▶ [TASK INPUT]:
[BEGIN]

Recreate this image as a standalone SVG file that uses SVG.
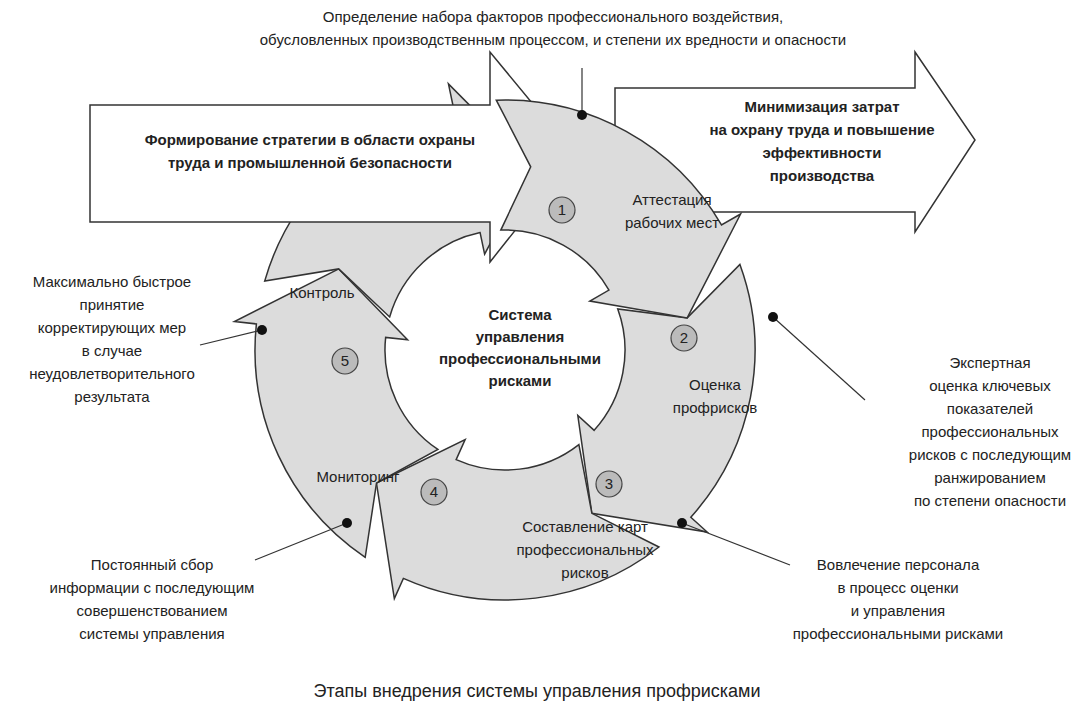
<svg xmlns="http://www.w3.org/2000/svg" xmlns:xlink="http://www.w3.org/1999/xlink" width="1077" height="706" viewBox="0 0 1077 706">
<style>
text{font-family:"Liberation Sans",Arial,sans-serif;font-size:15px;fill:#222;text-anchor:middle}
.b{font-weight:bold}
.big{fill:#fff;stroke:#333;stroke-width:1.5}
.seg{fill:url(#g);stroke:#333;stroke-width:1.5}
.num{fill:#bbb;stroke:#444;stroke-width:1.2}
.ln{stroke:#333;stroke-width:1.2;fill:none}
</style>
<defs>
<radialGradient id="g" cx="505" cy="350" r="270" gradientUnits="userSpaceOnUse">
<stop offset="0.45" stop-color="#f5f5f5"/><stop offset="1" stop-color="#dcdcdc"/>
</radialGradient>
<path id="seg" d="M250,0 A250,250 0 0 1 117.4,220.7 L127.7,240.2 L25.7,183.2 L46,86.5 L56.3,106 A120,120 0 0 0 120,0 L182.2,32.1 Z"/>
</defs>
<rect width="1077" height="706" fill="#fff"/>
<g id="arrow-right"><path class="big" d="M615,88 H915 V52 L975,140 L915,232 V212 H615 Z"/>
<text class="b" x="822" y="112">Минимизация затрат</text>
<text class="b" x="822" y="135">на охрану труда и повышение</text>
<text class="b" x="822" y="158">эффективности</text>
<text class="b" x="822" y="181">производства</text></g>
<g id="seg2"><use xlink:href="#seg" class="seg" transform="translate(505,350) rotate(-20)"/>
<circle class="num" cx="684" cy="338" r="13"/><text x="684" y="343">2</text>
<text x="715" y="390">Оценка</text><text x="715" y="413">профрисков</text></g>
<g id="seg3"><use xlink:href="#seg" class="seg" transform="translate(505,350) rotate(52)"/>
<circle class="num" cx="609" cy="484" r="13"/><text x="609" y="489">3</text>
<text x="585" y="532">Составление карт</text><text x="585" y="555">профессиональных</text><text x="585" y="578">рисков</text></g>
<g id="seg4"><use xlink:href="#seg" class="seg" transform="translate(505,350) rotate(124)"/>
<circle class="num" cx="434" cy="492" r="13"/><text x="434" y="497">4</text>
<text x="358" y="482">Мониторинг</text></g>
<g id="seg5"><use xlink:href="#seg" class="seg" transform="translate(505,350) rotate(196)"/>
<circle class="num" cx="345" cy="361" r="13"/><text x="345" y="366">5</text>
<text x="322" y="298">Контроль</text></g>
<g id="arrow-left"><path class="big" d="M90,105 H490 V52 L575,155 L490,262 V222 H90 Z"/>
<text class="b" x="310" y="145">Формирование стратегии в области охраны</text>
<text class="b" x="310" y="168">труда и промышленной безопасности</text></g>
<g id="seg1"><use xlink:href="#seg" class="seg" transform="translate(505,350) rotate(-92)"/>
<circle class="num" cx="562" cy="210" r="13"/><text x="562" y="215">1</text>
<text x="672" y="205">Аттестация</text><text x="672" y="228">рабочих мест</text></g>
<g id="center"><text class="b" x="520" y="320">Система</text><text class="b" x="520" y="342">управления</text><text class="b" x="520" y="364">профессиональными</text><text class="b" x="520" y="386">рисками</text></g>
<g id="connectors">
<line class="ln" x1="582" y1="115" x2="582" y2="68"/><circle cx="582" cy="115" r="5" fill="#111"/>
<line class="ln" x1="773" y1="317" x2="865" y2="400"/><circle cx="773" cy="317" r="5" fill="#111"/>
<line class="ln" x1="682" y1="523" x2="790" y2="565"/><circle cx="682" cy="523" r="5" fill="#111"/>
<line class="ln" x1="347" y1="523" x2="255" y2="560"/><circle cx="347" cy="523" r="5" fill="#111"/>
<line class="ln" x1="262" y1="330" x2="200" y2="345"/><circle cx="262" cy="330" r="5" fill="#111"/>
</g>
<g id="notes">
<text x="553" y="22">Определение набора факторов профессионального воздействия,</text>
<text x="553" y="45">обусловленных производственным процессом, и степени их вредности и опасности</text>
<text x="990" y="368">Экспертная</text><text x="990" y="391">оценка ключевых</text><text x="990" y="414">показателей</text><text x="990" y="437">профессиональных</text><text x="990" y="460">рисков с последующим</text><text x="990" y="483">ранжированием</text><text x="990" y="506">по степени опасности</text>
<text x="898" y="570">Вовлечение персонала</text><text x="898" y="593">в процесс оценки</text><text x="898" y="616">и управления</text><text x="898" y="639">профессиональными рисками</text>
<text x="152" y="570">Постоянный сбор</text><text x="152" y="593">информации с последующим</text><text x="152" y="616">совершенствованием</text><text x="152" y="639">системы управления</text>
<text x="112" y="287">Максимально быстрое</text><text x="112" y="310">принятие</text><text x="112" y="333">корректирующих мер</text><text x="112" y="356">в случае</text><text x="112" y="379">неудовлетворительного</text><text x="112" y="402">результата</text>
<text x="537" y="697" style="font-size:18px">Этапы внедрения системы управления профрисками</text>
</g>
</svg>
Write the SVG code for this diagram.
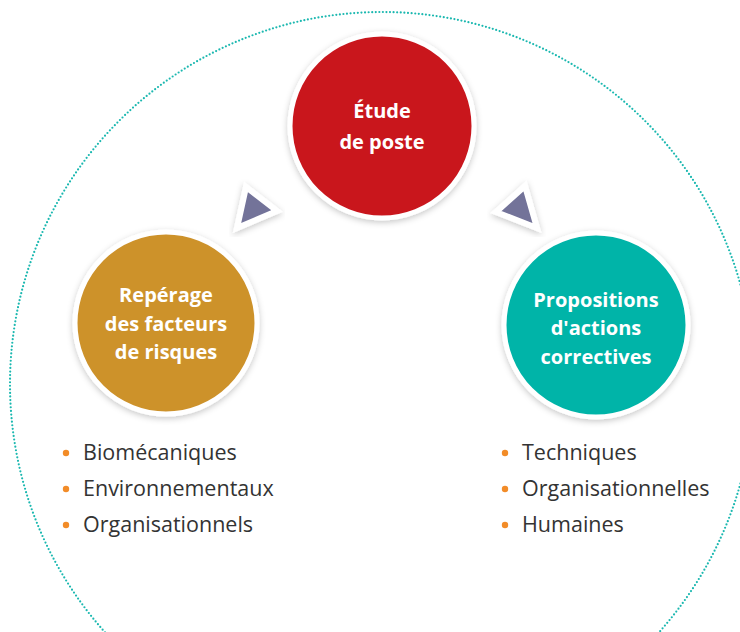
<svg xmlns="http://www.w3.org/2000/svg" width="740" height="632" viewBox="0 0 740 632">
<defs>
<filter id="sh" x="-20%" y="-20%" width="140%" height="140%">
<feDropShadow dx="0" dy="2" stdDeviation="3" flood-color="#000" flood-opacity="0.22"/>
</filter>
</defs>
<style>
.ring{fill:none;stroke:#1bb8b0;stroke-width:2.2;stroke-dasharray:0 3.6;stroke-linecap:round}
.disc{stroke:#fff;stroke-width:5;filter:url(#sh)}
.tri{fill:#737399;stroke:#fff;stroke-width:6;stroke-linejoin:miter;filter:url(#sh)}
.lbl{font-family:"Open Sans","Noto Sans",sans-serif;font-weight:bold;font-size:20px;fill:#fff;text-anchor:middle}
.item{font-family:"Open Sans","Noto Sans",sans-serif;font-size:21.5px;fill:#333}
.dot{fill:#f28c28}
</style>
<circle class="ring" cx="382" cy="384" r="372"/>
<g id="connectors">
<polygon class="tri" points="246,187 237,228 277,211"/>
<polygon class="tri" points="525,186 496,212 537,228"/>
</g>
<g id="node-etude">
<circle class="disc" cx="382" cy="126" r="92" fill="#c9161f"/>
<text class="lbl" x="382" y="118">Étude</text>
<text class="lbl" x="382" y="149">de poste</text>
</g>
<g id="node-reperage">
<circle class="disc" cx="166" cy="323" r="91" fill="#cd922c"/>
<text class="lbl" x="166" y="302">Repérage</text>
<text class="lbl" x="166" y="331">des facteurs</text>
<text class="lbl" x="166" y="359">de risques</text>
</g>
<g id="node-propositions">
<circle class="disc" cx="596" cy="325" r="92" fill="#00b4a8"/>
<text class="lbl" x="596" y="307">Propositions</text>
<text class="lbl" x="596" y="335">d'actions</text>
<text class="lbl" x="596" y="364">correctives</text>
</g>
<g id="list-left">
<circle class="dot" cx="66" cy="453" r="3.2"/>
<text class="item" x="83" y="460">Biomécaniques</text>
<circle class="dot" cx="66" cy="489" r="3.2"/>
<text class="item" x="83" y="496">Environnementaux</text>
<circle class="dot" cx="66" cy="525" r="3.2"/>
<text class="item" x="83" y="532">Organisationnels</text>
</g>
<g id="list-right">
<circle class="dot" cx="505" cy="453" r="3.2"/>
<text class="item" x="522" y="460">Techniques</text>
<circle class="dot" cx="505" cy="489" r="3.2"/>
<text class="item" x="522" y="496">Organisationnelles</text>
<circle class="dot" cx="505" cy="525" r="3.2"/>
<text class="item" x="522" y="532">Humaines</text>
</g>
</svg>
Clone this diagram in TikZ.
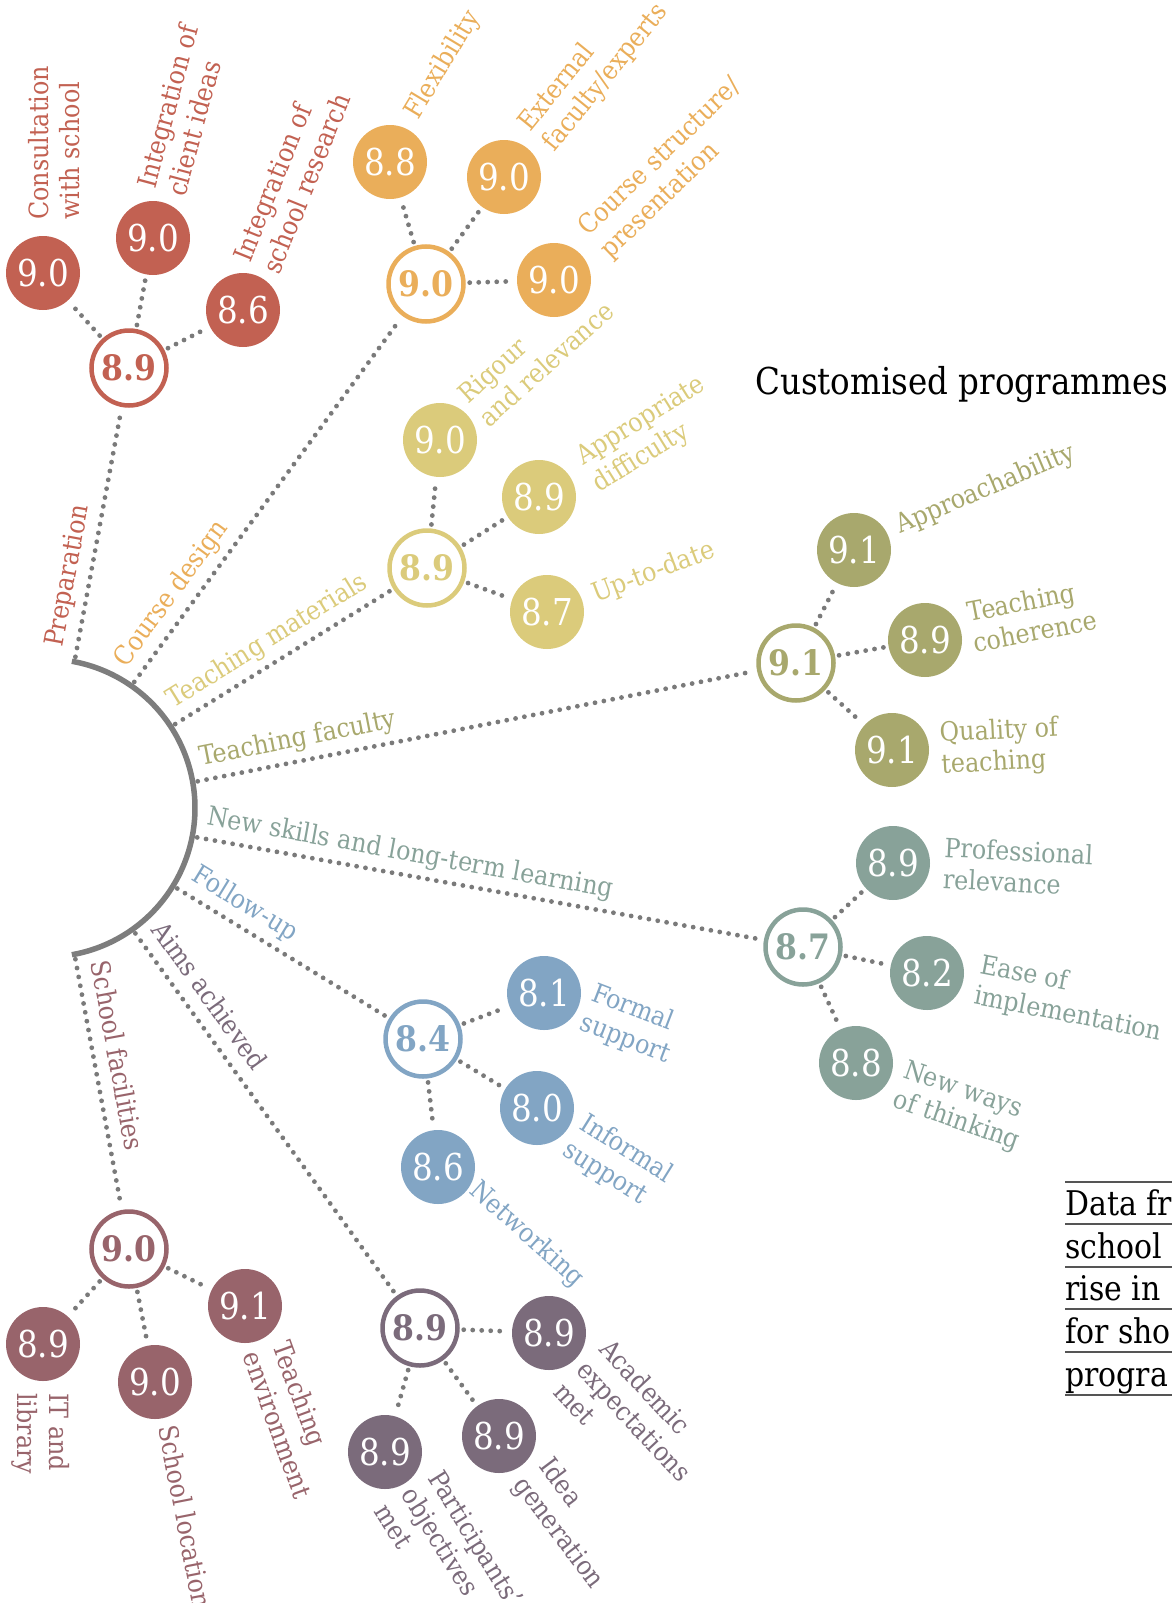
\documentclass[tikz,border=0pt]{standalone}
\usepackage{fontspec}
\setmainfont{DejaVu Serif}
\newfontfamily\labfont[FakeStretch=0.9]{DejaVu Serif}
\newfontfamily\numfontfam[FakeStretch=0.88]{DejaVu Serif}
\newfontfamily\hubfontfam[FakeStretch=0.9]{DejaVu Serif}
\newcommand\labsize{\fontsize{26.5}{31.5}\selectfont}
\newcommand\lab[1]{\begin{tabular}[t]{@{}l@{}}#1\end{tabular}}
\definecolor{cPrep}{HTML}{C26152}
\definecolor{cCourse}{HTML}{EAAE5A}
\definecolor{cMat}{HTML}{DBCB7B}
\definecolor{cFac}{HTML}{A8A86D}
\definecolor{cSkill}{HTML}{88A299}
\definecolor{cFollow}{HTML}{82A5C4}
\definecolor{cSchool}{HTML}{98646B}
\definecolor{cAims}{HTML}{7B6B7B}
\definecolor{dotgrey}{HTML}{7A7A7A}
\definecolor{arcgrey}{HTML}{7D7D7D}
\definecolor{rulegrey}{HTML}{555555}
\tikzset{
  dotline/.style={draw=dotgrey, line width=4.8pt, line cap=round, dash pattern=on 0pt off 9pt},
  twig/.style={dotline, shorten <=4pt, shorten >=4pt},
  limb/.style={dotline, shorten >=4pt},
  leaf/.style={circle, fill=#1, minimum size=74pt, inner sep=0pt, outer sep=0pt, text=white,
    font=\numfontfam\fontsize{37}{37}\selectfont},
  hubnode/.style={circle, draw=#1, line width=4.5pt, fill=white, minimum size=75pt, inner sep=0pt,
    text=#1, font=\hubfontfam\bfseries\fontsize{35}{35}\selectfont},
  lbl/.style={text=#1, font=\labfont\labsize, inner sep=0pt, anchor=base west},
  brlbl/.style={text=#1, font=\labfont\labsize, sloped, pos=0, anchor=south west,
    inner xsep=4pt, inner ysep=5pt, text depth=7pt},
  arcline/.style={draw=arcgrey, line width=5.5pt},
  rulel/.style={draw=rulegrey, line width=1.6pt},
}
\begin{document}
\begin{tikzpicture}[x=1pt, y=-1pt]
\useasboundingbox (0,0) rectangle (1172,1603);
\clip (0,0) rectangle (1172,1603);

% central arc
\draw[arcline] plot[domain=-80:80, samples=80, smooth] ({46+149*cos(\x)}, {808+149*sin(\x)});

% start points on the arc
\coordinate (s1) at (75.4,656.8);
\coordinate (s2) at (134.3,681.9);
\coordinate (s3) at (175.2,724.1);
\coordinate (s4) at (197.7,781.3);
\coordinate (s5) at (197.2,837.4);
\coordinate (s6) at (177.3,888.5);
\coordinate (s7) at (135.4,933.4);
\coordinate (s8) at (75.4,959.2);

% ---------- Preparation ----------
\node[hubnode=cPrep] (hA) at (129,368) {8.9};
\node[leaf=cPrep] (a1) at (43,273) {9.0};
\node[leaf=cPrep] (a2) at (153,238) {9.0};
\node[leaf=cPrep] (a3) at (243,310) {8.6};
\draw[twig] (hA) -- (a1);
\draw[twig] (hA) -- (a2);
\draw[twig] (hA) -- (a3);
\draw[limb] (s1) -- node[brlbl=cPrep] {Preparation} (hA);
\node[lbl=cPrep, rotate=90] (ta1) at (48,220) {\lab{Consultation\\with school}};
\node[lbl=cPrep, rotate=75] (ta2) at (155,190) {\lab{Integration of\\client ideas}};
\node[lbl=cPrep, rotate=68] (ta3) at (250,264) {\lab{Integration of\\school research}};

% ---------- Course design ----------
\node[hubnode=cCourse] (hB) at (426,284) {9.0};
\node[leaf=cCourse] (b1) at (390,162) {8.8};
\node[leaf=cCourse] (b2) at (504,177) {9.0};
\node[leaf=cCourse] (b3) at (554,280) {9.0};
\draw[twig] (hB) -- (b1);
\draw[twig] (hB) -- (b2);
\draw[twig] (hB) -- (b3);
\draw[limb] (s2) -- node[brlbl=cCourse] {Course design} (hB);
\node[lbl=cCourse, rotate=59] (tb1) at (418,121) {\lab{Flexibility}};
\node[lbl=cCourse, rotate=51] (tb2) at (530,133) {\lab{External\\faculty/experts}};
\node[lbl=cCourse, rotate=44] (tb3) at (588,237) {\lab{Course structure/\\presentation}};

% ---------- Teaching materials ----------
\node[hubnode=cMat] (hC) at (427,568) {8.9};
\node[leaf=cMat] (c1) at (440,440) {9.0};
\node[leaf=cMat] (c2) at (539,497) {8.9};
\node[leaf=cMat] (c3) at (547,612) {8.7};
\draw[twig] (hC) -- (c1);
\draw[twig] (hC) -- (c2);
\draw[twig] (hC) -- (c3);
\draw[limb] (s3) -- node[brlbl=cMat] {Teaching materials} (hC);
\node[lbl=cMat, rotate=42] (tc1) at (468,405) {\lab{Rigour\\and relevance}};
\node[lbl=cMat, rotate=32] (tc2) at (583,466) {\lab{Appropriate\\difficulty}};
\node[lbl=cMat, rotate=21] (tc3) at (596,603) {\lab{Up-to-date}};

% ---------- Teaching faculty ----------
\node[hubnode=cFac] (hD) at (796,663) {9.1};
\node[leaf=cFac] (d1) at (854,550) {9.1};
\node[leaf=cFac] (d2) at (925,640) {8.9};
\node[leaf=cFac] (d3) at (892,750) {9.1};
\draw[twig] (hD) -- (d1);
\draw[twig] (hD) -- (d2);
\draw[twig] (hD) -- (d3);
\draw[limb] (s4) -- node[brlbl=cFac] {Teaching faculty} (hD);
\node[lbl=cFac, rotate=23] (td1) at (900,534) {\lab{Approachability}};
\node[lbl=cFac, rotate=11] (td2) at (969,622) {\lab{Teaching\\coherence}};
\node[lbl=cFac, rotate=3] (td3) at (940,742) {\lab{Quality of\\teaching}};

% ---------- New skills ----------
\node[hubnode=cSkill] (hE) at (803,947) {8.7};
\node[leaf=cSkill] (e1) at (893,863) {8.9};
\node[leaf=cSkill] (e2) at (927,973) {8.2};
\node[leaf=cSkill] (e3) at (856,1063) {8.8};
\draw[twig] (hE) -- (e1);
\draw[twig] (hE) -- (e2);
\draw[twig] (hE) -- (e3);
\draw[limb] (s5) -- node[brlbl=cSkill] {New skills and long-term learning} (hE);
\node[lbl=cSkill, rotate=-3] (te1) at (944,857) {\lab{Professional\\relevance}};
\node[lbl=cSkill, rotate=-11] (te2) at (979,973) {\lab{Ease of\\implementation}};
\node[lbl=cSkill, rotate=-19] (te3) at (902,1077) {\lab{New ways\\of thinking}};

% ---------- Follow-up ----------
\node[hubnode=cFollow] (hF) at (423,1039) {8.4};
\node[leaf=cFollow] (f1) at (544,993) {8.1};
\node[leaf=cFollow] (f2) at (537,1108) {8.0};
\node[leaf=cFollow] (f3) at (438,1167) {8.6};
\draw[twig] (hF) -- (f1);
\draw[twig] (hF) -- (f2);
\draw[twig] (hF) -- (f3);
\draw[limb] (s6) -- node[brlbl=cFollow] {Follow-up} (hF);
\node[lbl=cFollow, rotate=-21] (tf1) at (590,1000) {\lab{Formal\\support}};
\node[lbl=cFollow, rotate=-32] (tf2) at (578,1128) {\lab{Informal\\support}};
\node[lbl=cFollow, rotate=-42] (tf3) at (468,1192) {\lab{Networking}};

% ---------- Aims achieved ----------
\node[hubnode=cAims] (hH) at (420,1328) {8.9};
\node[leaf=cAims] (h1) at (549,1333) {8.9};
\node[leaf=cAims] (h2) at (499,1436) {8.9};
\node[leaf=cAims] (h3) at (385,1452) {8.9};
\draw[twig] (hH) -- (h1);
\draw[twig] (hH) -- (h2);
\draw[twig] (hH) -- (h3);
\draw[limb] (s7) -- node[brlbl=cAims] {Aims achieved} (hH);
\node[lbl=cAims, rotate=-47] (th1) at (598,1350) {\lab{Academic\\expectations\\met}};
\node[lbl=cAims, rotate=-53] (th2) at (538,1466) {\lab{Idea\\generation}};
\node[lbl=cAims, rotate=-58] (th3) at (427,1478) {\lab{Participants’\\objectives\\met}};

% ---------- School facilities ----------
\node[hubnode=cSchool] (hG) at (129,1249) {9.0};
\node[leaf=cSchool] (g1) at (43,1344) {8.9};
\node[leaf=cSchool] (g2) at (155,1382) {9.0};
\node[leaf=cSchool] (g3) at (245,1306) {9.1};
\draw[twig] (hG) -- (g1);
\draw[twig] (hG) -- (g2);
\draw[twig] (hG) -- (g3);
\draw[limb] (s8) -- node[brlbl=cSchool] {School facilities} (hG);
\node[lbl=cSchool, rotate=-90] (tg1) at (49,1393) {\lab{IT and\\library}};
\node[lbl=cSchool, rotate=-79] (tg2) at (158,1427) {\lab{School location}};
\node[lbl=cSchool, rotate=-70] (tg3) at (272,1345) {\lab{Teaching\\environment}};

% ---------- Title ----------
\node[anchor=base west, inner sep=0pt, text=black, font=\numfontfam\fontsize{37}{37}\selectfont] (title) at (755,394) {Customised programmes};

% ---------- Side text ----------
\coordinate (r0) at (1065,1182);
\draw[rulel] (r0) -- (1172,1182);
\foreach \yy/\tx [count=\i] in {1215/Data fr, 1258/school, 1300/rise in, 1343/for sho, 1386/progra}{
  \node[anchor=base west, inner sep=0pt, text=black, font=\numfontfam\fontsize{34}{34}\selectfont] (dt\i) at (1065,\yy) {\tx};
  \draw[rulel] (1065,\yy+9) -- (1172,\yy+9);
}
\end{tikzpicture}
\end{document}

[END]

▶ [TASK GOAL]: Restate word for word the part that opens with the line containing "Clone this diagram in TikZ." and closes with the line containing "plot[domain=-80:80, samples=80, smooth]", both ends included, and nothing else. Omit any images.

▶ [SOLUTION]:
Clone this diagram in TikZ.
\documentclass[tikz,border=0pt]{standalone}
\usepackage{fontspec}
\setmainfont{DejaVu Serif}
\newfontfamily\labfont[FakeStretch=0.9]{DejaVu Serif}
\newfontfamily\numfontfam[FakeStretch=0.88]{DejaVu Serif}
\newfontfamily\hubfontfam[FakeStretch=0.9]{DejaVu Serif}
\newcommand\labsize{\fontsize{26.5}{31.5}\selectfont}
\newcommand\lab[1]{\begin{tabular}[t]{@{}l@{}}#1\end{tabular}}
\definecolor{cPrep}{HTML}{C26152}
\definecolor{cCourse}{HTML}{EAAE5A}
\definecolor{cMat}{HTML}{DBCB7B}
\definecolor{cFac}{HTML}{A8A86D}
\definecolor{cSkill}{HTML}{88A299}
\definecolor{cFollow}{HTML}{82A5C4}
\definecolor{cSchool}{HTML}{98646B}
\definecolor{cAims}{HTML}{7B6B7B}
\definecolor{dotgrey}{HTML}{7A7A7A}
\definecolor{arcgrey}{HTML}{7D7D7D}
\definecolor{rulegrey}{HTML}{555555}
\tikzset{
  dotline/.style={draw=dotgrey, line width=4.8pt, line cap=round, dash pattern=on 0pt off 9pt},
  twig/.style={dotline, shorten <=4pt, shorten >=4pt},
  limb/.style={dotline, shorten >=4pt},
  leaf/.style={circle, fill=#1, minimum size=74pt, inner sep=0pt, outer sep=0pt, text=white,
    font=\numfontfam\fontsize{37}{37}\selectfont},
  hubnode/.style={circle, draw=#1, line width=4.5pt, fill=white, minimum size=75pt, inner sep=0pt,
    text=#1, font=\hubfontfam\bfseries\fontsize{35}{35}\selectfont},
  lbl/.style={text=#1, font=\labfont\labsize, inner sep=0pt, anchor=base west},
  brlbl/.style={text=#1, font=\labfont\labsize, sloped, pos=0, anchor=south west,
    inner xsep=4pt, inner ysep=5pt, text depth=7pt},
  arcline/.style={draw=arcgrey, line width=5.5pt},
  rulel/.style={draw=rulegrey, line width=1.6pt},
}
\begin{document}
\begin{tikzpicture}[x=1pt, y=-1pt]
\useasboundingbox (0,0) rectangle (1172,1603);
\clip (0,0) rectangle (1172,1603);

% central arc
\draw[arcline] plot[domain=-80:80, samples=80, smooth] ({46+149*cos(\x)}, {808+149*sin(\x)});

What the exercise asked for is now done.